Cybersecurity

Over 29M Secrets Leaked on GitHub in 2025

March 18, 2026Source: TechRadar
Over 29M Secrets Leaked on GitHub in 2025
Photo by Arthur Mazi / Unsplash
Ulaş Doğru

Ulaş Doğru

Software & Startup Analyst

Researchers say more than 29 million secrets were exposed on GitHub in 2025, with AI-assisted commits contributing to the problem. The trend highlights how developer tooling and automation can accidentally bake vulnerabilities into public code.

Reklam

Security researchers have identified more than 29 million secrets — including hardcoded credentials, API keys and tokens — exposed in public GitHub repositories during 2025. The analysis suggests automated developer tools and AI-assisted commit suggestions are often making the situation worse by introducing or failing to detect sensitive data.

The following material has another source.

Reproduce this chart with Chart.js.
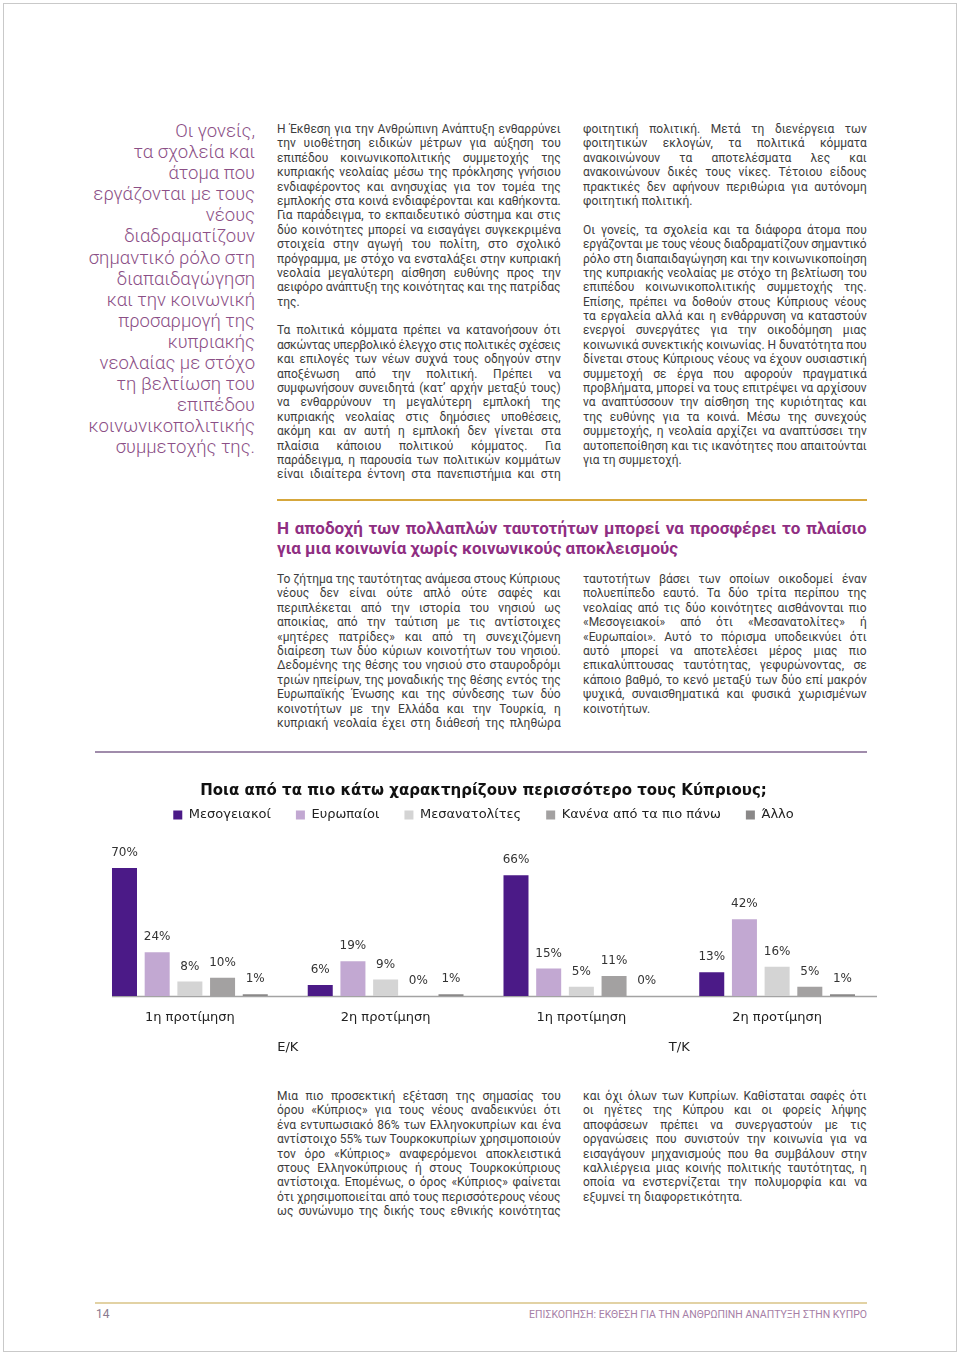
<!DOCTYPE html>
<html lang="el">
<head>
<meta charset="utf-8">
<title>Ποια από τα πιο κάτω χαρακτηρίζουν περισσότερο τους Κύπριους;</title>
<script src="https://cdn.jsdelivr.net/npm/chart.js@4.4.1/dist/chart.umd.min.js"></script>
<style>
  html, body { margin: 0; padding: 0; background: #fff; }
  body { width: 960px; height: 1356px; position: relative; overflow: hidden;
         font-family: Roboto, "Noto Sans", sans-serif; color: #3d3d3d; }
  .frame { position: absolute; left: 3px; top: 3px; width: 952px; height: 1347px; border: 1px solid #c9c9c9; }
  .quote { position: absolute; left: 40px; width: 215px; top: 121px; text-align: right;
           font-weight: 300; font-size: 18.5px; line-height: 21.1px; color: #8b4f86; white-space: nowrap; }
  .col { position: absolute; width: 284px; font-size: 12px; line-height: 14.4px; }
  .ln { white-space: nowrap; height: 14.4px; }
  .ln span { white-space: nowrap; }
  .heading { position: absolute; left: 277px; top: 518px; width: 590px; font-weight: 700;
             font-size: 17px; line-height: 20px; color: #8f2e82; }
  .heading .ln { height: 20px; }
  .rule { position: absolute; }
  .pageno { position: absolute; left: 96px; top: 1307px; font-size: 12px; color: #8a7a8e; }
  .running { position: absolute; left: 467px; width: 400px; top: 1308px; font-size: 10.5px;
             color: #a67ea6; text-align: right; white-space: nowrap; }
  #chartBox { position: absolute; left: 80px; top: 772px; width: 810px; height: 284px; }
</style>
</head>
<body>
<div class="frame"></div>

<div class="quote">Οι γονείς,<br>τα σχολεία και<br>άτομα που<br>εργάζονται με τους<br>νέους<br>διαδραματίζουν<br>σημαντικό ρόλο στη<br>διαπαιδαγώγηση<br>και την κοινωνική<br>προσαρμογή της<br>κυπριακής<br>νεολαίας με στόχο<br>τη βελτίωση του<br>επιπέδου<br>κοινωνικοπολιτικής<br>συμμετοχής της.</div>

<div class="col" id="colA" style="left:277px; top:122px;"></div>
<div class="col" id="colB" style="left:583px; top:122px;"></div>

<div class="rule" style="left:277px; top:499px; width:590px; height:2px; background:#d6a73c;"></div>

<div class="heading" id="heading"></div>

<div class="col" id="colC" style="left:277px; top:572px;"></div>
<div class="col" id="colD" style="left:583px; top:572px;"></div>

<div class="rule" style="left:95px; top:751px; width:772px; height:2px; background:#a08cab;"></div>

<div id="chartBox"><canvas id="identityChart"></canvas></div>

<div class="col" id="colE" style="left:277px; top:1089px;"></div>
<div class="col" id="colF" style="left:583px; top:1089px;"></div>

<div class="rule" style="left:95px; top:1302px; width:772px; height:2px; background:#e2d2a4;"></div>
<div class="pageno">14</div>
<div class="running" id="running">ΕΠΙΣΚΟΠΗΣΗ: ΕΚΘΕΣΗ ΓΙΑ ΤΗΝ ΑΝΘΡΩΠΙΝΗ ΑΝΑΠΤΥΞΗ ΣΤΗΝ ΚΥΠΡΟ</div>

<script>
/* =========================
   CHART DATA
========================= */
const categories = ["1η προτίμηση", "2η προτίμηση", "1η προτίμηση", "2η προτίμηση"];
const groups = ["Ε/Κ", "Τ/Κ"];

const seriesNames = ["Μεσογειακοί", "Ευρωπαίοι", "Μεσανατολίτες", "Κανένα από τα πιο πάνω", "Άλλο"];
const mediterranean = [70, 6, 66, 13];
const european = [24, 19, 15, 42];
const middleEastern = [8, 9, 5, 16];
const noneOfAbove = [10, 0, 11, 5];
const other = [1, 1, 0, 1];

const seriesColors = ["#4b1a87", "#c2a8d2", "#d4d4d4", "#a3a1a1", "#8a8888"];

/* =========================
   PAGE TEXT (one entry per printed line, "" = blank line)
========================= */
const colA = [
  "Η Έκθεση για την Ανθρώπινη Ανάπτυξη ενθαρρύνει",
  "την υιοθέτηση ειδικών μέτρων για αύξηση του",
  "επιπέδου κοινωνικοπολιτικής συμμετοχής της",
  "κυπριακής νεολαίας μέσω της πρόκλησης γνήσιου",
  "ενδιαφέροντος και ανησυχίας για τον τομέα της",
  "εμπλοκής στα κοινά ενδιαφέρονται και καθήκοντα.",
  "Για παράδειγμα, το εκπαιδευτικό σύστημα και στις",
  "δύο κοινότητες μπορεί να εισαγάγει συγκεκριμένα",
  "στοιχεία στην αγωγή του πολίτη, στο σχολικό",
  "πρόγραμμα, με στόχο να ενσταλάξει στην κυπριακή",
  "νεολαία μεγαλύτερη αίσθηση ευθύνης προς την",
  "αειφόρο ανάπτυξη της κοινότητας και της πατρίδας",
  "της.",
  "",
  "Τα πολιτικά κόμματα πρέπει να κατανοήσουν ότι",
  "ασκώντας υπερβολικό έλεγχο στις πολιτικές σχέσεις",
  "και επιλογές των νέων συχνά τους οδηγούν στην",
  "αποξένωση από την πολιτική. Πρέπει να",
  "συμφωνήσουν συνειδητά (κατ’ αρχήν μεταξύ τους)",
  "να ενθαρρύνουν τη μεγαλύτερη εμπλοκή της",
  "κυπριακής νεολαίας στις δημόσιες υποθέσεις,",
  "ακόμη και αν αυτή η εμπλοκή δεν γίνεται στα",
  "πλαίσια κάποιου πολιτικού κόμματος. Για",
  "παράδειγμα, η παρουσία των πολιτικών κομμάτων",
  "είναι ιδιαίτερα έντονη στα πανεπιστήμια και στη"
];
const colB = [
  "φοιτητική πολιτική. Μετά τη διενέργεια των",
  "φοιτητικών εκλογών, τα πολιτικά κόμματα",
  "ανακοινώνουν τα αποτελέσματα λες και",
  "ανακοινώνουν δικές τους νίκες. Τέτοιου είδους",
  "πρακτικές δεν αφήνουν περιθώρια για αυτόνομη",
  "φοιτητική πολιτική.",
  "",
  "Οι γονείς, τα σχολεία και τα διάφορα άτομα που",
  "εργάζονται με τους νέους διαδραματίζουν σημαντικό",
  "ρόλο στη διαπαιδαγώγηση και την κοινωνικοποίηση",
  "της κυπριακής νεολαίας με στόχο τη βελτίωση του",
  "επιπέδου κοινωνικοπολιτικής συμμετοχής της.",
  "Επίσης, πρέπει να δοθούν στους Κύπριους νέους",
  "τα εργαλεία αλλά και η ενθάρρυνση να καταστούν",
  "ενεργοί συνεργάτες για την οικοδόμηση μιας",
  "κοινωνικά συνεκτικής κοινωνίας. Η δυνατότητα που",
  "δίνεται στους Κύπριους νέους να έχουν ουσιαστική",
  "συμμετοχή σε έργα που αφορούν πραγματικά",
  "προβλήματα, μπορεί να τους επιτρέψει να αρχίσουν",
  "να αναπτύσσουν την αίσθηση της κυριότητας και",
  "της ευθύνης για τα κοινά. Μέσω της συνεχούς",
  "συμμετοχής, η νεολαία αρχίζει να αναπτύσσει την",
  "αυτοπεποίθηση και τις ικανότητες που απαιτούνται",
  "για τη συμμετοχή."
];
const headingLines = [
  "Η αποδοχή των πολλαπλών ταυτοτήτων μπορεί να προσφέρει το πλαίσιο",
  "για μια κοινωνία χωρίς κοινωνικούς αποκλεισμούς"
];
const colC = [
  "Το ζήτημα της ταυτότητας ανάμεσα στους Κύπριους",
  "νέους δεν είναι ούτε απλό ούτε σαφές και",
  "περιπλέκεται από την ιστορία του νησιού ως",
  "αποικίας, από την ταύτιση με τις αντίστοιχες",
  "«μητέρες πατρίδες» και από τη συνεχιζόμενη",
  "διαίρεση των δύο κύριων κοινοτήτων του νησιού.",
  "Δεδομένης της θέσης του νησιού στο σταυροδρόμι",
  "τριών ηπείρων, της μοναδικής της θέσης εντός της",
  "Ευρωπαϊκής Ένωσης και της σύνδεσης των δύο",
  "κοινοτήτων με την Ελλάδα και την Τουρκία, η",
  "κυπριακή νεολαία έχει στη διάθεσή της πληθώρα"
];
const colD = [
  "ταυτοτήτων βάσει των οποίων οικοδομεί έναν",
  "πολυεπίπεδο εαυτό. Τα δύο τρίτα περίπου της",
  "νεολαίας από τις δύο κοινότητες αισθάνονται πιο",
  "«Μεσογειακοί» από ότι «Μεσανατολίτες» ή",
  "«Ευρωπαίοι». Αυτό το πόρισμα υποδεικνύει ότι",
  "αυτό μπορεί να αποτελέσει μέρος μιας πιο",
  "επικαλύπτουσας ταυτότητας, γεφυρώνοντας, σε",
  "κάποιο βαθμό, το κενό μεταξύ των δύο επί μακρόν",
  "ψυχικά, συναισθηματικά και φυσικά χωρισμένων",
  "κοινοτήτων."
];
const colE = [
  "Μια πιο προσεκτική εξέταση της σημασίας του",
  "όρου «Κύπριος» για τους νέους αναδεικνύει ότι",
  "ένα εντυπωσιακό 86% των Ελληνοκυπρίων και ένα",
  "αντίστοιχο 55% των Τουρκοκυπρίων χρησιμοποιούν",
  "τον όρο «Κύπριος» αναφερόμενοι αποκλειστικά",
  "στους Ελληνοκύπριους ή στους Τουρκοκύπριους",
  "αντίστοιχα. Επομένως, ο όρος «Κύπριος» φαίνεται",
  "ότι χρησιμοποιείται από τους περισσότερους νέους",
  "ως συνώνυμο της δικής τους εθνικής κοινότητας"
];
const colF = [
  "και όχι όλων των Κυπρίων. Καθίσταται σαφές ότι",
  "οι ηγέτες της Κύπρου και οι φορείς λήψης",
  "αποφάσεων πρέπει να συνεργαστούν με τις",
  "οργανώσεις που συνιστούν την κοινωνία για να",
  "εισαγάγουν μηχανισμούς που θα συμβάλουν στην",
  "καλλιέργεια μιας κοινής πολιτικής ταυτότητας, η",
  "οποία να ενστερνίζεται την πολυμορφία και να",
  "εξυμνεί τη διαφορετικότητα."
];

/* =========================
   TEXT LAYOUT HELPERS
========================= */
function fillColumn(id, lines, continues) {
  const box = document.getElementById(id);
  lines.forEach((text, i) => {
    const ln = document.createElement("div");
    ln.className = "ln";
    if (text === "") { ln.innerHTML = "&nbsp;"; box.appendChild(ln); return; }
    const span = document.createElement("span");
    span.textContent = text;
    ln.appendChild(span);
    const next = lines[i + 1];
    const lastOfPara = next === "" || (next === undefined && !continues);
    ln.dataset.justify = lastOfPara ? "0" : "1";
    box.appendChild(ln);
  });
}

// justify each printed line by word spacing, squeeze letters when a line is too long
function fitLine(ln, justify) {
  const span = ln.firstChild;
  if (!span || !span.textContent.trim()) return;
  const W = ln.clientWidth;
  const w = span.getBoundingClientRect().width;
  const text = span.textContent;
  if (w > W) {
    ln.style.letterSpacing = (-(w - W + 0.5) / text.length) + "px";
  } else if (justify) {
    const gaps = (text.match(/ /g) || []).length;
    if (gaps > 0) ln.style.wordSpacing = ((W - w - 0.3) / gaps) + "px";
  }
}

fillColumn("colA", colA, true);
fillColumn("colB", colB, false);
fillColumn("colC", colC, true);
fillColumn("colD", colD, false);
fillColumn("colE", colE, true);
fillColumn("colF", colF, false);
fillColumn("heading", headingLines, false);
document.querySelector("#heading .ln").dataset.justify = "1";

function layoutText() {
  document.querySelectorAll(".ln").forEach(ln => fitLine(ln, ln.dataset.justify === "1"));
  const run = document.getElementById("running");
  const rs = document.createElement("span");
  rs.textContent = run.textContent;
  run.textContent = "";
  run.appendChild(rs);
  const over = rs.getBoundingClientRect().width - 352;
  if (over > 0) run.style.letterSpacing = (-over / rs.textContent.length) + "px";
}

/* =========================
   CHART PLUGINS
========================= */
const valueLabels = {
  id: "valueLabels",
  afterDatasetsDraw(chart) {
    const { ctx } = chart;
    ctx.save();
    ctx.font = '12px "DejaVu Sans"';
    ctx.fillStyle = "#333";
    ctx.textAlign = "center";
    ctx.textBaseline = "middle";
    chart.data.datasets.forEach((ds, i) => {
      chart.getDatasetMeta(i).data.forEach((bar, j) => {
        ctx.fillText(ds.data[j] + "%", bar.x, bar.y - 15);
      });
    });
    ctx.restore();
  }
};

// axis line starts at the first bar, as in the print
const baseLine = {
  id: "baseLine",
  beforeDatasetsDraw(chart) {
    const { ctx, chartArea } = chart;
    const first = chart.getDatasetMeta(0).data[0];
    const y = chart.scales.y.getPixelForValue(0);
    ctx.save();
    ctx.strokeStyle = "#a3a3a3";
    ctx.lineWidth = 1.5;
    ctx.beginPath();
    ctx.moveTo(first.x - first.width / 2, y + 0.5);
    ctx.lineTo(chartArea.right + 2, y + 0.5);
    ctx.stroke();
    ctx.restore();
  }
};

/* =========================
   CHART
========================= */
const seriesValues = [mediterranean, european, middleEastern, noneOfAbove, other];

const datasets = seriesNames.map((name, i) => ({
  label: name,
  data: seriesValues[i],
  backgroundColor: seriesColors[i],
  borderWidth: 0,
  barPercentage: 0.765,
  categoryPercentage: 0.835
}));

const tickFont = { family: "DejaVu Sans", size: 13 };

new Chart(document.getElementById("identityChart"), {
  type: "bar",
  data: { labels: categories, datasets },
  options: {
    responsive: true,
    maintainAspectRatio: false,
    animation: false,
    events: [],
    layout: { padding: { left: 12, right: 15, top: 0, bottom: 0 } },
    plugins: {
      tooltip: { enabled: false },
      title: {
        display: true,
        text: "Ποια από τα πιο κάτω χαρακτηρίζουν περισσότερο τους Κύπριους;",
        color: "#111",
        font: { family: "DejaVu Sans", size: 15, weight: "bold" },
        padding: { top: 10, bottom: -16.5 }
      },
      legend: {
        display: true,
        position: "top",
        labels: {
          color: "#222",
          font: { family: "DejaVu Sans", size: 13 },
          boxWidth: 9,
          boxHeight: 9,
          padding: 25
        }
      }
    },
    scales: {
      x: {
        grid: { display: false, drawTicks: false },
        border: { display: false },
        ticks: { color: "#222", font: tickFont, padding: 14 },
        afterFit(scale) { scale.height = 30; }
      },
      x2: {
        type: "category",
        position: "bottom",
        labels: groups,
        grid: { display: false, drawTicks: false },
        border: { display: false },
        ticks: { color: "#222", font: tickFont, padding: 14 },
        afterFit(scale) { scale.height = 30; }
      },
      y: {
        display: false,
        min: 0,
        max: 90
      }
    }
  },
  plugins: [baseLine, valueLabels]
});

if (document.fonts && document.fonts.ready) {
  document.fonts.ready.then(layoutText);
} else {
  layoutText();
}
</script>
</body>
</html>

Leaks ranged from plain-text passwords and cloud keys to configuration files that should never have been pushed to public repos. In many cases, commits that contained these secrets came from automated or semi-automated sources: CI/CD scripts, bot accounts, and patches suggested by AI code assistants. Instead of catching mistakes, some of these tools appear to generate or reintroduce sensitive strings as part of suggested changes.

Researchers warn that the availability of such secrets increases the attack surface for opportunistic and targeted attacks. Misconfigured or leaked credentials can give attackers access to cloud resources, databases and third-party services, potentially leading to data breaches, unauthorized infrastructure use and financial exposure.

Developers and teams are being advised to take practical steps: use secret management solutions, rotate exposed keys immediately, enable repository secret scanning, and adopt pre-commit hooks or CI checks that block accidental commits. Organizations should also limit token scopes and enforce least-privilege policies to reduce impact when a secret slips into a repo.

Toolmakers are being urged to improve AI code assistants and automated commit systems to better recognize and avoid handling secrets. Suggestions include integrating secret-detection models into the generation pipeline and warning users when proposed code touches files or patterns commonly associated with credentials.

It’s a reminder that automation and AI can speed development, but they also demand careful guardrails. Treating these systems as partners that need oversight — rather than flawless substitutes for human review — may help shrink the number of secrets escaping into public view.